The EU has 24 official working languages: Bulgarian, Croatian, Czech, Danish, Dutch, English, Estonian, Finnish, French, German, Greek, Hungarian, Irish, Italian, Latvian, Lithuanian, Maltese, Polish, Portuguese, Romanian, Slovak, Slovenian, Spanish, Swedish.

However the three most commonly-used languages for meetings are English, French and German while the European Central Bank works in English and the European Court of Auditors works mainly in French.

In the European Parliament, members can speak in any of the 24 working languages and simultaneous interpretation is provided.

English and French tend to be used for the small committees and discussion groups, and during press conferences.

Does Brexit change this?

Brexit means that the percentage of the EU population who have English as a first language has shrunk, but there are still two EU countries that have English as an official language; Ireland and Malta.

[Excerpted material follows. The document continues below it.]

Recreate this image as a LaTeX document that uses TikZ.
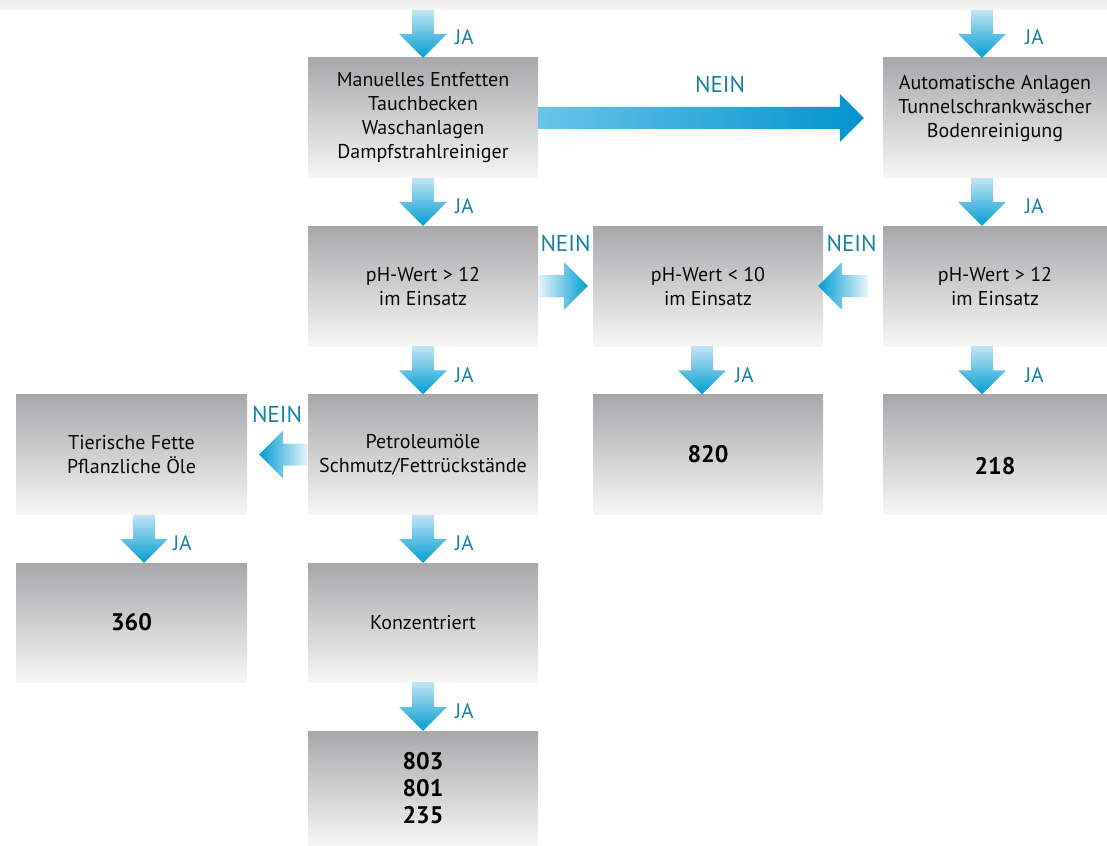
\documentclass[tikz,border=0pt]{standalone}
\usepackage{fontspec}
\setmainfont{PT Sans}
\usetikzlibrary{calc}
\definecolor{boxtop}{RGB}{168,168,171}
\definecolor{boxbot}{RGB}{246,246,246}
\definecolor{labcol}{RGB}{22,128,162}
\definecolor{arrblue}{RGB}{0,157,210}
\definecolor{arrmid}{RGB}{70,185,228}
\definecolor{arrtail}{RGB}{232,245,251}
\definecolor{arrtop}{RGB}{195,228,245}
\definecolor{bigleft}{RGB}{105,196,232}
\definecolor{bigright}{RGB}{0,148,204}
\definecolor{bandtop}{RGB}{238,238,238}
\definecolor{bandbot}{RGB}{247,247,247}
\definecolor{txt}{RGB}{10,10,10}
\tikzset{
  box/.style={rectangle, inner sep=0pt, minimum width=230pt, minimum height=120pt,
    top color=boxtop, bottom color=boxbot, align=center, text=txt,
    font=\fontsize{20}{24}\selectfont},
  numbox/.style={font=\bfseries\fontsize{24}{27}\selectfont, text=black},
  jalab/.style={text=labcol, font=\fontsize{21}{21}\selectfont, inner sep=0pt, anchor=base west},
  neinlab/.style={text=labcol, font=\fontsize{23}{23}\selectfont, inner sep=0pt, anchor=base},
  darr/.style={top color=arrtop, middle color=arrmid, bottom color=arrblue},
  rarr/.style={left color=arrtail, middle color=arrmid, right color=arrblue},
  larr/.style={right color=arrtail, middle color=arrmid, left color=arrblue},
  bigarr/.style={left color=bigleft, right color=bigright}
}
\newcommand\myDArrow[3]{\shade[#3] let \p1=(#1), \p2=(#2) in
  (\x1-11pt,\y1) -- (\x1+11pt,\y1) -- (\x1+11pt,\y2+24pt) -- (\x1+24pt,\y2+24pt)
  -- (\x1,\y2) -- (\x1-24pt,\y2+24pt) -- (\x1-11pt,\y2+24pt) -- cycle;}
\newcommand\myRArrow[3]{\shade[#3] let \p1=(#1), \p2=(#2) in
  (\x1,\y1+11pt) -- (\x2-24pt,\y1+11pt) -- (\x2-24pt,\y1+24pt) -- (\x2,\y1)
  -- (\x2-24pt,\y1-24pt) -- (\x2-24pt,\y1-11pt) -- (\x1,\y1-11pt) -- cycle;}
\newcommand\myLArrow[3]{\shade[#3] let \p1=(#1), \p2=(#2) in
  (\x1,\y1+11pt) -- (\x2+24pt,\y1+11pt) -- (\x2+24pt,\y1+24pt) -- (\x2,\y1)
  -- (\x2+24pt,\y1-24pt) -- (\x2+24pt,\y1-11pt) -- (\x1,\y1-11pt) -- cycle;}
\begin{document}
\begin{tikzpicture}[x=1pt,y=-1pt]
\useasboundingbox (0,0) rectangle (1107,845);
\shade[top color=bandtop, bottom color=bandbot] (0,0) rectangle (1107,10);

% boxes
\node[box] (man) at (423,118) {Manuelles Entfetten\\Tauchbecken\\Waschanlagen\\Dampfstrahlreiniger};
\node[box, minimum width=224pt] (aut) at (995,118) {Automatische Anlagen\\Tunnelschrankwäscher\\Bodenreinigung\\\mbox{}};
\node[box] (ph1) at (423,286) {pH-Wert > 12\\im Einsatz};
\node[box] (ph2) at (708,286) {pH-Wert < 10\\im Einsatz};
\node[box, minimum width=224pt] (ph3) at (995,286) {pH-Wert > 12\\im Einsatz};
\node[box, minimum width=231pt] (tie) at (131.5,454.5) {Tierische Fette\\Pflanzliche Öle};
\node[box] (pet) at (423,454.5) {Petroleumöle\\Schmutz/Fettrückstände};
\node[box, numbox] (n820) at (708,454.5) {820};
\node[box, numbox, minimum width=224pt] (n218) at (995,454.5) {\mbox{}\\[14pt]218};
\node[box, numbox, minimum width=231pt, minimum height=119pt] (n360) at (131.5,622.5) {360};
\node[box, minimum height=119pt] (kon) at (423,622.5) {Konzentriert};
\node[box, numbox, minimum height=114pt] (n803) at (423,788) {803\\801\\235};

% free ends
\coordinate (s1) at (423,10);
\coordinate (s3) at (982,10);

% down arrows (JA)
\myDArrow{s1}{man.north}{darr}
\myDArrow{s3}{$(aut.north)+(-13,0)$}{darr}
\myDArrow{man.south}{ph1.north}{darr}
\myDArrow{$(aut.south)+(-13,0)$}{$(ph3.north)+(-13,0)$}{darr}
\myDArrow{ph1.south}{pet.north}{darr}
\myDArrow{$(ph2.south)+(-6,0)$}{$(n820.north)+(-6,0)$}{darr}
\myDArrow{$(ph3.south)+(-13,0)$}{$(n218.north)+(-13,0)$}{darr}
\myDArrow{pet.south}{kon.north}{darr}
\myDArrow{$(tie.south)+(12.5,0)$}{$(n360.north)+(12.5,0)$}{darr}
\myDArrow{kon.south}{n803.north}{darr}

% horizontal arrows (NEIN)
\myRArrow{man.east}{$(aut.west)+(-19,0)$}{bigarr}
\myRArrow{ph1.east}{$(ph2.west)+(-5,0)$}{rarr}
\myLArrow{$(ph3.west)+(-15,0)$}{$(ph2.east)+(-5,0)$}{larr}
\myLArrow{pet.west}{$(tie.east)+(12,0)$}{larr}

% labels
\node[jalab] (ja1) at (455,45) {JA};
\node[jalab] (ja2) at (1025,45) {JA};
\node[jalab] (ja3) at (455,213) {JA};
\node[jalab] (ja4) at (1025,213) {JA};
\node[jalab] (ja5) at (455,382) {JA};
\node[jalab] (ja6) at (735,382) {JA};
\node[jalab] (ja7) at (1025,382) {JA};
\node[jalab] (ja8) at (173,550) {JA};
\node[jalab] (ja9) at (455,550) {JA};
\node[jalab] (ja10) at (455,718) {JA};
\node[neinlab] (nein1) at (720,93) {NEIN};
\node[neinlab] (nein2) at (565.5,251) {NEIN};
\node[neinlab] (nein3) at (851.5,251) {NEIN};
\node[neinlab] (nein4) at (277,422) {NEIN};
\end{tikzpicture}
\end{document}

Although English is now the native language of fewer EU residents, it remains one of the most commonly-learned foreign languages, which means that many people have it as a second language and it can provide a handy bridge between countries who don’t speak each other’s language eg a Frenchman and a Dane might communicate in English.

Within EU institutions English began to be more widely used as a communication tool with the expansion of the Union to include countries such as Poland and Hungary, whose languages are not widely learned across Europe.

There is an increasing development of ‘Brussels English’ – a form of English that is most easily comprehensible to the large number of non-native speakers, but can sometimes sound slightly bizarre to British or Irish ears.

What happens next?

Aubert, an MP for the centre-right Les Républicains party in France, has put his proposal for discussion in the Commission for European affairs within the French parliament, the Assemblée nationale.

The proposals “invites the French government to engage in negotiations with the members of the European Council”.

In other words, he first has to get the committee to agree with him, then persuade the French government to take it on, then the French government would need to persuade all other members of the European Council to drop English.

In short, he has a long way to go and this seems pretty unlikely to happen.

So English is safe?

For the moment it looks like English is here to stay within EU circles.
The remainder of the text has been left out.